The Spark

the Voice of
The Communist League of Revolutionary Workers–Internationalist

“The emancipation of the working class will only be achieved by the working class itself.”
— Karl Marx

Racism Widens Gap in Family Wealth

May 13, 2013

According to an Urban Institute study based on government data, the gap in the amount of wealth owned by families has widened significantly between white families and Black and Hispanic families during these years of recession, beginning in 2005. By “wealth” the study means assets held by families (savings, homes, and retirement accounts, minus debt–like mortgages and credit card balances).

They point out that while millions lost wealth during this period, the rate of loss of wealth for Black and Hispanic families was greater by far than the loss of wealth by white families. While the income gap between white families and Black and Hispanic families remained stable, with white families earning $2 for every dollar earned by Black and Hispanic families, the gap in actual wealth held by the families increased dramatically. Before the recession, white families held up to four times as much wealth as Black and Hispanic families. By 2010, it was up to six times as much.

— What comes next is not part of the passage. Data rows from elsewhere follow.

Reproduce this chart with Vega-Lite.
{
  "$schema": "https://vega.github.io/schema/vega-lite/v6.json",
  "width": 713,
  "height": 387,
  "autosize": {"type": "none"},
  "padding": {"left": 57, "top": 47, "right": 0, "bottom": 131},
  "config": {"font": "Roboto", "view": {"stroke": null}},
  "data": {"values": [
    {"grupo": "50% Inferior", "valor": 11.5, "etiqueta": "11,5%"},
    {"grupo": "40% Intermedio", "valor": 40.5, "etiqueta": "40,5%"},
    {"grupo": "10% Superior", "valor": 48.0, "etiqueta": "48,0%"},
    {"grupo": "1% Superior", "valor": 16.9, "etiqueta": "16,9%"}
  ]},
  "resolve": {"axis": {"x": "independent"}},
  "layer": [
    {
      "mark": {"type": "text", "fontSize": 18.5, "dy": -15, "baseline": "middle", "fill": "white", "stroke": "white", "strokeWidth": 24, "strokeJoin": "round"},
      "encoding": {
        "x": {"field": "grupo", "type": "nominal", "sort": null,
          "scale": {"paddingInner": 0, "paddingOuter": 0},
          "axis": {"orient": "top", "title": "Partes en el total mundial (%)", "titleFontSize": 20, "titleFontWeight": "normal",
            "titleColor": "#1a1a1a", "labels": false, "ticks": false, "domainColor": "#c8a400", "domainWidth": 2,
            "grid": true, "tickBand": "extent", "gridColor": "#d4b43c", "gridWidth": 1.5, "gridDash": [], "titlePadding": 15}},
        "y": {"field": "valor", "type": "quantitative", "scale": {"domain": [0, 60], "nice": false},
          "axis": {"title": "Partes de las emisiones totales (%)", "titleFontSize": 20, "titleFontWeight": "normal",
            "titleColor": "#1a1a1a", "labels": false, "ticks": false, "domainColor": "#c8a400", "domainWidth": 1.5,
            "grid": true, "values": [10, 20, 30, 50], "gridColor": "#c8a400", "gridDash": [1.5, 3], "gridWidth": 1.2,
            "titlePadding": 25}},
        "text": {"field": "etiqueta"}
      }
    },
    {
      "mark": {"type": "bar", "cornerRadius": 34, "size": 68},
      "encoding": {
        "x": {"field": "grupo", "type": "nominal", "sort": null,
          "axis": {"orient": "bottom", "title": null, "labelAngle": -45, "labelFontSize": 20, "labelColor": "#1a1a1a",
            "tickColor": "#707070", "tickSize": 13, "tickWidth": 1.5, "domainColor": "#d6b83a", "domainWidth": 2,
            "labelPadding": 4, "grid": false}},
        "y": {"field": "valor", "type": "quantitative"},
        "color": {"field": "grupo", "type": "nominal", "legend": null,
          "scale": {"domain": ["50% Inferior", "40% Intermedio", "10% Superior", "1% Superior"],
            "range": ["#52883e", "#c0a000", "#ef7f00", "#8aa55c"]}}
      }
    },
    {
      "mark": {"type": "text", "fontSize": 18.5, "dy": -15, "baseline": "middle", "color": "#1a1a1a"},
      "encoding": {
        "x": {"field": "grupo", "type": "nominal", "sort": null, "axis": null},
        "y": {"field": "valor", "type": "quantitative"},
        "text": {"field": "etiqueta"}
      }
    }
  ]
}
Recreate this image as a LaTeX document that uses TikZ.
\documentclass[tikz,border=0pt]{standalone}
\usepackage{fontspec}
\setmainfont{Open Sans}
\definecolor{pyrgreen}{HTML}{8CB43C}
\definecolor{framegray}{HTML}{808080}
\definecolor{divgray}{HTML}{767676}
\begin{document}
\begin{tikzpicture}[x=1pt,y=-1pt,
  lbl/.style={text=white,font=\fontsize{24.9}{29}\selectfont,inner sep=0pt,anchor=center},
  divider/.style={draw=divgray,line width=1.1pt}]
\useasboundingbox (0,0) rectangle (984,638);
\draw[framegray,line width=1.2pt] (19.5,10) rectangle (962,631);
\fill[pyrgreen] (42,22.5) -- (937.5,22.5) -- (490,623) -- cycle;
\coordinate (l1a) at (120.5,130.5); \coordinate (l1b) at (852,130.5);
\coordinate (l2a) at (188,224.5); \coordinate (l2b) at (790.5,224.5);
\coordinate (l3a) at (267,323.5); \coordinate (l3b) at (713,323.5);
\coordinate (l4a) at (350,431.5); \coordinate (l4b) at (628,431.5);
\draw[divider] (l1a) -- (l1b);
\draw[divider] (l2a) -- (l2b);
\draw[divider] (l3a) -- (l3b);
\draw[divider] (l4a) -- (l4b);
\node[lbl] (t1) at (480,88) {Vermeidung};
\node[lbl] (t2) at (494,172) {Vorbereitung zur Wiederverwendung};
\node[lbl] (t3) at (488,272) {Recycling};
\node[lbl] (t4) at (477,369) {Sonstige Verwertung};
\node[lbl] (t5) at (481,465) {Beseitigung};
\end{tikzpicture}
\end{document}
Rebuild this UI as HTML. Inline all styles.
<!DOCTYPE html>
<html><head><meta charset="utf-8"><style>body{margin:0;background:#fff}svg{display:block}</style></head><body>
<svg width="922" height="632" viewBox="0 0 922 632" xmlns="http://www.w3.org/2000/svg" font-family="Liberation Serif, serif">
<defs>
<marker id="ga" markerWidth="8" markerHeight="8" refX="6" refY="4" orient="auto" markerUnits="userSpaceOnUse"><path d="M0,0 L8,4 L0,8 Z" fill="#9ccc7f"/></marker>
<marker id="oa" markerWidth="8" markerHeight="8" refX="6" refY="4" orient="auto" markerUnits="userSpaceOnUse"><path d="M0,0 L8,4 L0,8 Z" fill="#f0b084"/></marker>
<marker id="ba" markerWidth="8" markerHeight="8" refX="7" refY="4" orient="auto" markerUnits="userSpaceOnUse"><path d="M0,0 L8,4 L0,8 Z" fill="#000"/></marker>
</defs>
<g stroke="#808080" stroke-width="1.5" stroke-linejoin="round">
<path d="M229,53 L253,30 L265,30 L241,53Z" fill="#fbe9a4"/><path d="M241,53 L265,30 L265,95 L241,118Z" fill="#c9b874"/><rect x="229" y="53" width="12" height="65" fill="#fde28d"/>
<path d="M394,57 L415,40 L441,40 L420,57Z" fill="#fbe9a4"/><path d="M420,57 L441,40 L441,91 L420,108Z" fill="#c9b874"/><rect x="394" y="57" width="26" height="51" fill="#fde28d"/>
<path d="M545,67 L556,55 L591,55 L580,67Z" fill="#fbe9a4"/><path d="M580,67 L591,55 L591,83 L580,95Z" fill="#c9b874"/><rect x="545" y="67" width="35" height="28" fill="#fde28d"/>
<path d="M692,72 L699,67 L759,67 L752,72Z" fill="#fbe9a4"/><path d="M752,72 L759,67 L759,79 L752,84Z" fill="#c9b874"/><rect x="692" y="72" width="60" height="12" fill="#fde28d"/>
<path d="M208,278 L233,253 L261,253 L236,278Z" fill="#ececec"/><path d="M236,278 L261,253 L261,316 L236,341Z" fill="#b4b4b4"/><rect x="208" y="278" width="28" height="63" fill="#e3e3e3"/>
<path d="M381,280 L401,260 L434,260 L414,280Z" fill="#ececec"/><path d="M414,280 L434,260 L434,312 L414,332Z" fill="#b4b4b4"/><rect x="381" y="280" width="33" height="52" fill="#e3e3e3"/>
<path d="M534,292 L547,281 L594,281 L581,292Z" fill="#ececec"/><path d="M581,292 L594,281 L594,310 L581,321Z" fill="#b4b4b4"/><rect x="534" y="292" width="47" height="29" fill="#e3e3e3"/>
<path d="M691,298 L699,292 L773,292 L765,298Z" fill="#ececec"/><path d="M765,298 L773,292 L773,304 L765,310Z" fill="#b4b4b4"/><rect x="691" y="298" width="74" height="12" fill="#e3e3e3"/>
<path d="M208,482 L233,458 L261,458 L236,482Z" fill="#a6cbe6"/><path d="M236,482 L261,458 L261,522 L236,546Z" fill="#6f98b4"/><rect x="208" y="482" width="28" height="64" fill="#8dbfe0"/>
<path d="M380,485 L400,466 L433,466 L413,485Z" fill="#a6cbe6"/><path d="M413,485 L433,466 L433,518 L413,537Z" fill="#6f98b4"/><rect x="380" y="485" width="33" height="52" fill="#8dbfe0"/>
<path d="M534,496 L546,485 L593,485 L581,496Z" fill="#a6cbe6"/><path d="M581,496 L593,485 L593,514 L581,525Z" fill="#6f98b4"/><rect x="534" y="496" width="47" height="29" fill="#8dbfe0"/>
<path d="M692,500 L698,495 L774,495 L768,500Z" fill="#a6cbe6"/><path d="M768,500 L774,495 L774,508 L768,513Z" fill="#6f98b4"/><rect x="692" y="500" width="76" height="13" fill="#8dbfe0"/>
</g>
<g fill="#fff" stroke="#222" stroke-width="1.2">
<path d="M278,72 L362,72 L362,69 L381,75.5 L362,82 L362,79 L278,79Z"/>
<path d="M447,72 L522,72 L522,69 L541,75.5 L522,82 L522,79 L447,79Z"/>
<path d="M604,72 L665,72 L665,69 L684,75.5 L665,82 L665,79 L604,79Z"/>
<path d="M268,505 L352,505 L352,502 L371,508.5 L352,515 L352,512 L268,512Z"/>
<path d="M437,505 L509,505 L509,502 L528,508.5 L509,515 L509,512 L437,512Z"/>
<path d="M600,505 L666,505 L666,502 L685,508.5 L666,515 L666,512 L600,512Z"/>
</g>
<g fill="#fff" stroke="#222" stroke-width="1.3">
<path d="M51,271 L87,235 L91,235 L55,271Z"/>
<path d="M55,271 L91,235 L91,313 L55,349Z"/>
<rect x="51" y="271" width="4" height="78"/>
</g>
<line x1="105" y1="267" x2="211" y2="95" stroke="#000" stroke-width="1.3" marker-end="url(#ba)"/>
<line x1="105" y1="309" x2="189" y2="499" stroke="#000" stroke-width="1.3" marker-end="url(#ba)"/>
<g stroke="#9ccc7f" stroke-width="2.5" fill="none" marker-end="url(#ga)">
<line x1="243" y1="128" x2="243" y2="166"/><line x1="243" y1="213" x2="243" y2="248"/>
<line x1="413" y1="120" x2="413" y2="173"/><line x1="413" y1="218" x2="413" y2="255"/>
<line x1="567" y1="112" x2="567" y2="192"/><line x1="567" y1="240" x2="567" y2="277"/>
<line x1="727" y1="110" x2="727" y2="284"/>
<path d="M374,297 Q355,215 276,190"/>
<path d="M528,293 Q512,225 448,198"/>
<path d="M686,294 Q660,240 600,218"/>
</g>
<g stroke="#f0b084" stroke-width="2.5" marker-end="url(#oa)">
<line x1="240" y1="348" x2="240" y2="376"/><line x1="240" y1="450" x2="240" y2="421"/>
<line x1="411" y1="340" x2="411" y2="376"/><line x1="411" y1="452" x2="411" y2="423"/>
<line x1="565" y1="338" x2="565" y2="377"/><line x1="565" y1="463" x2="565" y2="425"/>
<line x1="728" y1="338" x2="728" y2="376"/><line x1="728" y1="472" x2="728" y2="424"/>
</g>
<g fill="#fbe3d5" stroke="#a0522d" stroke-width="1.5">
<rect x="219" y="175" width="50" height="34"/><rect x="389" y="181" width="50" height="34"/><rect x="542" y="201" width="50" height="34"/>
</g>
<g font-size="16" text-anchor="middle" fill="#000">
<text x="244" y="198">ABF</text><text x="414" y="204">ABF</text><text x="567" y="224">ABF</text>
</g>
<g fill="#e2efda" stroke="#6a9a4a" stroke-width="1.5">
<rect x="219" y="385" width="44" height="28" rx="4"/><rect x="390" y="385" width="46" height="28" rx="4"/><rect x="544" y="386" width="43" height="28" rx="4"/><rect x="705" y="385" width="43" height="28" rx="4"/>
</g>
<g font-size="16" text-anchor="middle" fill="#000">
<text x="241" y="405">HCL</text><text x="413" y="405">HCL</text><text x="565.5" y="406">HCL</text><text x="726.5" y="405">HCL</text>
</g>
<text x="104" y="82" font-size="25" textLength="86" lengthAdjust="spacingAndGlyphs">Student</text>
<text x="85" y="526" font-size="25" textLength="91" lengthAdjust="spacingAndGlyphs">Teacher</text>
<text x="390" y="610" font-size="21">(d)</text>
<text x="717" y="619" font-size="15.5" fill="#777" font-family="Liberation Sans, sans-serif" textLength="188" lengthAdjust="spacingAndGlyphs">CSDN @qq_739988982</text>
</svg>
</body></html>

The study cited two main reasons for this dramatic increase in what is called the “racial wealth gap.” The first cause cited is the disproportionately high loss of homes by black and Hispanic families–they were targeted and preyed upon by the banks for subprime or predatory loans at twice the rate of the overall population.

The second cause was the loss of retirement savings, which for black families shrank by 35 percent between 2007 and 2010.

In total, the study reports that Hispanic families lost 44 percent of their wealth between 2007 and 2010 while black families lost 31 percent. White families lost, by comparison, 11 percent.

Of course, these broad categories of white, black and Hispanic do not differentiate between classes–upper, middle class or working class. The figures are based on averages that include the extremely wealthy as well as the very poor, and the incomes and wealth of upper class whites with millions and billions of dollars skew the picture of family wealth of white working class families. Even with that in mind, according to the research, the trends remain the same. Lower earnings and higher unemployment rates have left black and Hispanic families with much less of a safety net to protect against having to spend accumulated savings like 401(k) funds to survive day-to-day.

The worst indictment of all: the authors of the study concluded that we are seeing the result of institutional racism that has diminished wealth for black families in the U.S. for more than 70 years; that is, for as long as it has been recorded and measured.

For those who claim the system works or that the recession is getting better and turning into a recovery, this study is the ultimate indictment. A system that generates this horrific institutional racism should have been buried long ago.